Evaluating $\int \frac{dx}{x^2 - 2x} dx$ $$\int \frac{dx}{x^2 - 2x}$$
I know that I have to complete the square so the problem becomes.
$$\int \frac{dx}{(x - 1)^2 -1}dx$$
Then I set up my A B and C stuff
$$\frac{A}{x-1} + \frac{B}{(x-1)^2} + \frac{C}{-1}$$
With that I find $A = -1, B = -1$ and $C = 0$ which I know is wrong.
I must be setting up the $A, B, C$ thing wrong but I do not know why.
 A: Added: "I know that I have to complete the square" is ambiguous. I interpreted it as meaning that the OP thought that completing the square was necessary to solve the problem. 
Completing the square is not a universal tool.  To find the integral efficiently, you certainly do not need to complete the square.
The simplest approach is to use partial fractions.  The bottom factors as $x(x-2)$. Find numbers $A$ and $B$ such that 
$$\frac{1}{x^2-2x}=\frac{A}{x-2}+\frac{B}{x}.$$
A: 
My book is telling me that I have to complete the square

$$I=\begin{eqnarray*}
\int \frac{dx}{x^{2}-2x} &=&\int \frac{dx}{\left( x-1\right) ^{2}-1}\overset{
u=x-1}{=}\int \frac{1}{u^{2}-1}\,du=-\text{arctanh }u+C
\end{eqnarray*},$$
$$\tag{1}$$
where I have used the substitution $u=x-1$ and the standard derivative $$\frac{d}{du}\text {arctanh}=\frac{1}{1-u^{2}}\tag{2}$$
You just need to substitute $u=x-1$ to write $\text{arctanh }u$ in terms of $x$.
Added 2: Remark. If we use the logarithmic representation of the inverse hyperbolic function $\text{arctanh }u$
$$\begin{equation*}
\text{arctanh }u=\frac{1}{2}\ln \left( u+1\right) -\frac{1}{2}\ln \left(
1-u\right),\qquad (\text{real for }|u|<1)\tag{3} 
\end{equation*}$$
we get for $u=x−1 $
$$\begin{eqnarray*}
I &=&-\text{arctanh }u+C=-\text{arctanh }\left( x-1\right) +C \\
&=&-\frac{1}{2}\ln x+\frac{1}{2}\ln \left( 2-x\right) +C \\
&=&\frac{1}{2}\left( \ln \frac{2-x}{x}\right) +C\qquad (0<x<2).
\end{eqnarray*}\tag{4}$$
Added. If your book does require using partial fractions then you can proceed as follows
$$\begin{equation*}
\int \frac{1}{u^{2}-1}\,du=\int \frac{1}{\left( u-1\right) \left( u+1\right) 

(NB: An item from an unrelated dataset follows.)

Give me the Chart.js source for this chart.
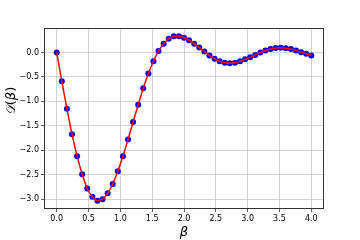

}\,du=\int \frac{1}{2\left( u-1\right) }-\frac{1}{2\left( u+1\right) }du.
\end{equation*}$$
$$\tag{5}$$
A: $$\begin{align} & {} \quad \int \frac{dx}{x^2 - 2x}\\ &=\int \frac{dx}{(x - 1)^2 -1}dx\\ &=\int \frac{dx}{(x - 1-1) (x-1+1)} \\ &=\int \frac{dx}{x(x-2)}\end{align}$$
The rest is easy (partial fractions):
$$\frac 12 \left[\int \frac {dx}{x-2} - \int \frac {dx}x\right]=\frac 12 \ln|x-2| -\frac 12 \ln |x| +C$$
A: I suppose that you could have also used trigonometric substitutions. Completing the square as you have done, we get that 
$$\displaystyle \int \frac{dx}{x^2-2x} = \int \frac{dx}{(x-1)^2 - 1}.$$
We now let $x-1 = \sec \theta.$ Notice then that $dx = \tan \theta \sec \theta  \ d\theta.$ We now have 
$$ \int \frac{dx}{(x-1)^2 - 1} = \int \frac{\tan \theta \sec \theta \ d\theta}{\sec^2\theta-1} = \int \frac{\tan \theta \sec \theta \ d\theta}{\tan^2 \theta} = \int \frac{\sec \theta \ d\theta}{\tan \theta} = \int \csc \theta \ d\theta. $$
And,
$$ \int \csc \theta \ d\theta = \ln (\csc \theta - \cot \theta) + C = \ln \left(\frac{\sqrt{x-2}}{\sqrt{x}} \right) + C,$$ as desired. 
(This is because from $x-1 = \sec \theta,$  we get $1/(x-1) = \cos \theta$ and thus $\sin \theta = (\sqrt{x^2-2x})/(x-1)$, and we just make the necessary substitutions in $\csc \theta - \cot \theta$).